AIM: What is needed is an exact copy of the lines from the line containing "Generate a web" to the line containing "const sliceColor = [NAVY, '#2f5295'];", both lines included, and nothing else.

══ DATA EXTRACT

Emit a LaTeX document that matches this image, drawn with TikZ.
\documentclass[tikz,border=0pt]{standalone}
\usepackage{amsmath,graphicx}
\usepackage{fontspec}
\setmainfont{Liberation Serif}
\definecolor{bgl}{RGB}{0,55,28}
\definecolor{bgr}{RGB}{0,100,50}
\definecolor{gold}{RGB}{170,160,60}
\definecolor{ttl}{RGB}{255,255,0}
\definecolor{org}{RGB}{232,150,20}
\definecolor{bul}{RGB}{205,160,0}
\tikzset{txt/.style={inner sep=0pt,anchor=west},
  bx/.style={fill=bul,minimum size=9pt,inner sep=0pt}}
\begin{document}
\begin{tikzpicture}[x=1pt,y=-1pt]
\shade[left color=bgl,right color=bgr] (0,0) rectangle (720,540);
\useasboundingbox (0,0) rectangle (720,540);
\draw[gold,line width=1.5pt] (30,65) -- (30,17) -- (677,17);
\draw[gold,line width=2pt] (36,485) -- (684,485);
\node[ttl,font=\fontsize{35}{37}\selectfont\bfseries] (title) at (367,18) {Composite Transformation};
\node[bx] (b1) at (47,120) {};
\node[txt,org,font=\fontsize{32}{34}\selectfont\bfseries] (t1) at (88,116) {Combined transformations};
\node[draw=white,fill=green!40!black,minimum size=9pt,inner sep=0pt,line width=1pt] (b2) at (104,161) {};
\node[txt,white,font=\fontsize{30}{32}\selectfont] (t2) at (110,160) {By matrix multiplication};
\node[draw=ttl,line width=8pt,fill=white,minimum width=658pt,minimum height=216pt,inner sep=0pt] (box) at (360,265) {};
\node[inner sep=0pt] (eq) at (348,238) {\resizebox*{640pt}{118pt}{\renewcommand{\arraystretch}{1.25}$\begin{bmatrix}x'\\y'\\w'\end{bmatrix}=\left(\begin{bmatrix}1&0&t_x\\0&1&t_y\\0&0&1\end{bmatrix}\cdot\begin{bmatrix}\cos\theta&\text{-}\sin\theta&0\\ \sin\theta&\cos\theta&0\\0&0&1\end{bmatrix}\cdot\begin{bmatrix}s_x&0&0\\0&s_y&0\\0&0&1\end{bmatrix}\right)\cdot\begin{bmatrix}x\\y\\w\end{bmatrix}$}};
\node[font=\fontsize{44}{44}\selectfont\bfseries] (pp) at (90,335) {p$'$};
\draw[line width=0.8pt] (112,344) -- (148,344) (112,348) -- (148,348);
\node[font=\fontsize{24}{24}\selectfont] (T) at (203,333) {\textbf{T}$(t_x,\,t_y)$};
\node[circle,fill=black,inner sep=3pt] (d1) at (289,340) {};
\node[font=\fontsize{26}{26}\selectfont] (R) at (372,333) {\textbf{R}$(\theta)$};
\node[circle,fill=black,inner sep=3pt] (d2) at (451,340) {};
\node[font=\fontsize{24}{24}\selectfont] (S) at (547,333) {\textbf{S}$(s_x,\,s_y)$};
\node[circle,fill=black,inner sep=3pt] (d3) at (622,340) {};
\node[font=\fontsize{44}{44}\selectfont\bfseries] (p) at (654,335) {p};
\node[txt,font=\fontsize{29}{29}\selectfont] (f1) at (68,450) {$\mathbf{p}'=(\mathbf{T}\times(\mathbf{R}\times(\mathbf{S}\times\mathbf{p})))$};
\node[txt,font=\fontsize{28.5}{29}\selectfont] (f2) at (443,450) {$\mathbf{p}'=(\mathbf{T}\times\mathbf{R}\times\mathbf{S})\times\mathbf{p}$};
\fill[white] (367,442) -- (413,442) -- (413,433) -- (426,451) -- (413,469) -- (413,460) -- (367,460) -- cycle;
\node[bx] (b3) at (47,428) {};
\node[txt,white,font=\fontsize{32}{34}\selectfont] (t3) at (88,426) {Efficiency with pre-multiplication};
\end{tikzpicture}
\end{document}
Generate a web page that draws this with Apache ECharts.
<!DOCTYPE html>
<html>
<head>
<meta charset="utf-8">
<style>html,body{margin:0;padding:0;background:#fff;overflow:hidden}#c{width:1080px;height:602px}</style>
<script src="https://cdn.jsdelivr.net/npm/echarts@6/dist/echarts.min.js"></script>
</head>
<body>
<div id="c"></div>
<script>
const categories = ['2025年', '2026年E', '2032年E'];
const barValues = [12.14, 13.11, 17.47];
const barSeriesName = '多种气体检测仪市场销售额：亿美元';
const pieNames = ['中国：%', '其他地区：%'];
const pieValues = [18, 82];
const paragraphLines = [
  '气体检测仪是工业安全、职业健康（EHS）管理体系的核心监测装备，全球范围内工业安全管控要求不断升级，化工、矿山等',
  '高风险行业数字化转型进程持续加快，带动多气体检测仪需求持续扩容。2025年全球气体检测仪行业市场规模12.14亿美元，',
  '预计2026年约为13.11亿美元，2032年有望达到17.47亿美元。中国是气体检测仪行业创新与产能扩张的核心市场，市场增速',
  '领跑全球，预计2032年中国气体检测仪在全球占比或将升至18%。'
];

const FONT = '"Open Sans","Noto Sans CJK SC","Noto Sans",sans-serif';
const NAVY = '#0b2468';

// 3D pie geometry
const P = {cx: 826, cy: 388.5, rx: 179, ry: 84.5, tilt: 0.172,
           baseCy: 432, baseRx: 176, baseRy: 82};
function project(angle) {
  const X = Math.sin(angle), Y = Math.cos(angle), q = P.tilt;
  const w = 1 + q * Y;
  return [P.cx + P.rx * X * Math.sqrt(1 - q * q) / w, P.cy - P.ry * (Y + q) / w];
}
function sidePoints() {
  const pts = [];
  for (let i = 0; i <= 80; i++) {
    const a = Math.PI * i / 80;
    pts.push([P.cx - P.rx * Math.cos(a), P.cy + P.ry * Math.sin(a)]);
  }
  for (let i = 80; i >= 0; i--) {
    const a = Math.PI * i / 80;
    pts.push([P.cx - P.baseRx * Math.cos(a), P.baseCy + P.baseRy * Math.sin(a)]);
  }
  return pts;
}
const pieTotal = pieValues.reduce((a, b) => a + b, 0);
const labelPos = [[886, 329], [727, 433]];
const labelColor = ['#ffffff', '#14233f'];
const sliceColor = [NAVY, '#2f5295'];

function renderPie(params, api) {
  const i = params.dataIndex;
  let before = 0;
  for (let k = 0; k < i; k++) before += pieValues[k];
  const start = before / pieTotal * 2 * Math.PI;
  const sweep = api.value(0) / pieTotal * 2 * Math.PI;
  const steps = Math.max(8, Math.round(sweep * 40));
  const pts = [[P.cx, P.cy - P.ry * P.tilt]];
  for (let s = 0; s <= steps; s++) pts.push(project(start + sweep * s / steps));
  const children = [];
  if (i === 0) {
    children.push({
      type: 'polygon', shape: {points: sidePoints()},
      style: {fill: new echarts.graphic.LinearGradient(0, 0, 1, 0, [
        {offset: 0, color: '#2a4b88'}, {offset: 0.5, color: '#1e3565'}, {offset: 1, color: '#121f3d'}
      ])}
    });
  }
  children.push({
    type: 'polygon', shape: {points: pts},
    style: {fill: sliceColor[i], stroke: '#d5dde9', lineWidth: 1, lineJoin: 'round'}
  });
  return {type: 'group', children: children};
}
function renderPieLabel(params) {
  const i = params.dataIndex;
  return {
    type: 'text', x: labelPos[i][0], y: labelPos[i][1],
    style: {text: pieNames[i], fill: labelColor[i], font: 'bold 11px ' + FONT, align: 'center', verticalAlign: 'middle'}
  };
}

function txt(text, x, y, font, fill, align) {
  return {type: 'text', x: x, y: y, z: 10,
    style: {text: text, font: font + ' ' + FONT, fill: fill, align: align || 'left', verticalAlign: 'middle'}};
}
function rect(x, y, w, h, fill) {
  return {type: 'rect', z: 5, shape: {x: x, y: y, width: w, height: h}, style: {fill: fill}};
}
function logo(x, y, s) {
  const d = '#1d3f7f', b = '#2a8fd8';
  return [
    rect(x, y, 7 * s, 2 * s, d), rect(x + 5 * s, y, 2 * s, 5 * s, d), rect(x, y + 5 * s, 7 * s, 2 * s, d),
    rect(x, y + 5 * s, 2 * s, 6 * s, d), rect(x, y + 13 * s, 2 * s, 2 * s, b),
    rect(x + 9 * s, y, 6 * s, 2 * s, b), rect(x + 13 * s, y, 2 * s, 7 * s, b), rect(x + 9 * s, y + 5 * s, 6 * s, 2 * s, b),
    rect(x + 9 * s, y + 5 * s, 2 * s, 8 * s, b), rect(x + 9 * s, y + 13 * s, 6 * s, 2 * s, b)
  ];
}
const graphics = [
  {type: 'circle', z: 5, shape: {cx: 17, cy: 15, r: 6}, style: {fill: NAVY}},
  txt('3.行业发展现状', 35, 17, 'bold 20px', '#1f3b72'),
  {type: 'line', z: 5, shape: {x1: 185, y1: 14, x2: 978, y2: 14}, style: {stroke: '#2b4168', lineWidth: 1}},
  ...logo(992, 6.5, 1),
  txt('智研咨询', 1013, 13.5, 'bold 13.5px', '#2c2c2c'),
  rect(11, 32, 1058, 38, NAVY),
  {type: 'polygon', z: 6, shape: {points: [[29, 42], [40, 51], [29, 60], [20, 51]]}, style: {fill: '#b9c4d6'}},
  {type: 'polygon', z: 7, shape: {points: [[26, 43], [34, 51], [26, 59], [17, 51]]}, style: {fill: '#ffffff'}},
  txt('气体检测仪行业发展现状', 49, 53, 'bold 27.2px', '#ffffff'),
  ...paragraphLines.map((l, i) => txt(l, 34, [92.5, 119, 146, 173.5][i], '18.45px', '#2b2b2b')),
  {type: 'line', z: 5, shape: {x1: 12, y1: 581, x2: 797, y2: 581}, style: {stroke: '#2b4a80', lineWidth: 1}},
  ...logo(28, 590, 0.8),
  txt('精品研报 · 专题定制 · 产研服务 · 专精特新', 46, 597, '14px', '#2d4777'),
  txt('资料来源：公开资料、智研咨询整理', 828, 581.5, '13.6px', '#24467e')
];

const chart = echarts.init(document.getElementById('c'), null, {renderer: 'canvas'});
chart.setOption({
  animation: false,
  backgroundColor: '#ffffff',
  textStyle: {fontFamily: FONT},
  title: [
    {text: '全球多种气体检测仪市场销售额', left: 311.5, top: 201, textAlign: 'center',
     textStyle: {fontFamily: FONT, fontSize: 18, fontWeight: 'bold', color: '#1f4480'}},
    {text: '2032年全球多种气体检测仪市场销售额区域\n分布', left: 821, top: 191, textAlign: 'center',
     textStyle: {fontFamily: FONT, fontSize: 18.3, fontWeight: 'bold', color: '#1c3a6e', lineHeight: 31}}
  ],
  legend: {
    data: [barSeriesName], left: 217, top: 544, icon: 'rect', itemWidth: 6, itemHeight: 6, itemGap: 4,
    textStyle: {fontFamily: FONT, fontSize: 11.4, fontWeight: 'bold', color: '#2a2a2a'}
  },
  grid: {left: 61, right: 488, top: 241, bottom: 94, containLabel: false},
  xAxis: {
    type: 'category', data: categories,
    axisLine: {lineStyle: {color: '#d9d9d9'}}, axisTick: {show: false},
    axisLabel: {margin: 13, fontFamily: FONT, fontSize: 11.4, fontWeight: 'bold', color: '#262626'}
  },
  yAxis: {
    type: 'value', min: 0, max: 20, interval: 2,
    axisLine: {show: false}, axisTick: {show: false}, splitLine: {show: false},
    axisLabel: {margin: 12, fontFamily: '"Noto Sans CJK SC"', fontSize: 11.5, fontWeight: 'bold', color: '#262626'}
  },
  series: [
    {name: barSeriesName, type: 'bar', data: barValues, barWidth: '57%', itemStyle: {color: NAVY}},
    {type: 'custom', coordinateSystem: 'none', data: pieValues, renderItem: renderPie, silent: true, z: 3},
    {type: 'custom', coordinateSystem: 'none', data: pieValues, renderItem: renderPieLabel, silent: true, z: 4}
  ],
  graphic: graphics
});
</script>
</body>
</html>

════

ANSWER BELOW:
Generate a web page that draws this with Apache ECharts.
<!DOCTYPE html>
<html>
<head>
<meta charset="utf-8">
<style>html,body{margin:0;padding:0;background:#fff;overflow:hidden}#c{width:1080px;height:602px}</style>
<script src="https://cdn.jsdelivr.net/npm/echarts@6/dist/echarts.min.js"></script>
</head>
<body>
<div id="c"></div>
<script>
const categories = ['2025年', '2026年E', '2032年E'];
const barValues = [12.14, 13.11, 17.47];
const barSeriesName = '多种气体检测仪市场销售额：亿美元';
const pieNames = ['中国：%', '其他地区：%'];
const pieValues = [18, 82];
const paragraphLines = [
  '气体检测仪是工业安全、职业健康（EHS）管理体系的核心监测装备，全球范围内工业安全管控要求不断升级，化工、矿山等',
  '高风险行业数字化转型进程持续加快，带动多气体检测仪需求持续扩容。2025年全球气体检测仪行业市场规模12.14亿美元，',
  '预计2026年约为13.11亿美元，2032年有望达到17.47亿美元。中国是气体检测仪行业创新与产能扩张的核心市场，市场增速',
  '领跑全球，预计2032年中国气体检测仪在全球占比或将升至18%。'
];

const FONT = '"Open Sans","Noto Sans CJK SC","Noto Sans",sans-serif';
const NAVY = '#0b2468';

// 3D pie geometry
const P = {cx: 826, cy: 388.5, rx: 179, ry: 84.5, tilt: 0.172,
           baseCy: 432, baseRx: 176, baseRy: 82};
function project(angle) {
  const X = Math.sin(angle), Y = Math.cos(angle), q = P.tilt;
  const w = 1 + q * Y;
  return [P.cx + P.rx * X * Math.sqrt(1 - q * q) / w, P.cy - P.ry * (Y + q) / w];
}
function sidePoints() {
  const pts = [];
  for (let i = 0; i <= 80; i++) {
    const a = Math.PI * i / 80;
    pts.push([P.cx - P.rx * Math.cos(a), P.cy + P.ry * Math.sin(a)]);
  }
  for (let i = 80; i >= 0; i--) {
    const a = Math.PI * i / 80;
    pts.push([P.cx - P.baseRx * Math.cos(a), P.baseCy + P.baseRy * Math.sin(a)]);
  }
  return pts;
}
const pieTotal = pieValues.reduce((a, b) => a + b, 0);
const labelPos = [[886, 329], [727, 433]];
const labelColor = ['#ffffff', '#14233f'];
const sliceColor = [NAVY, '#2f5295'];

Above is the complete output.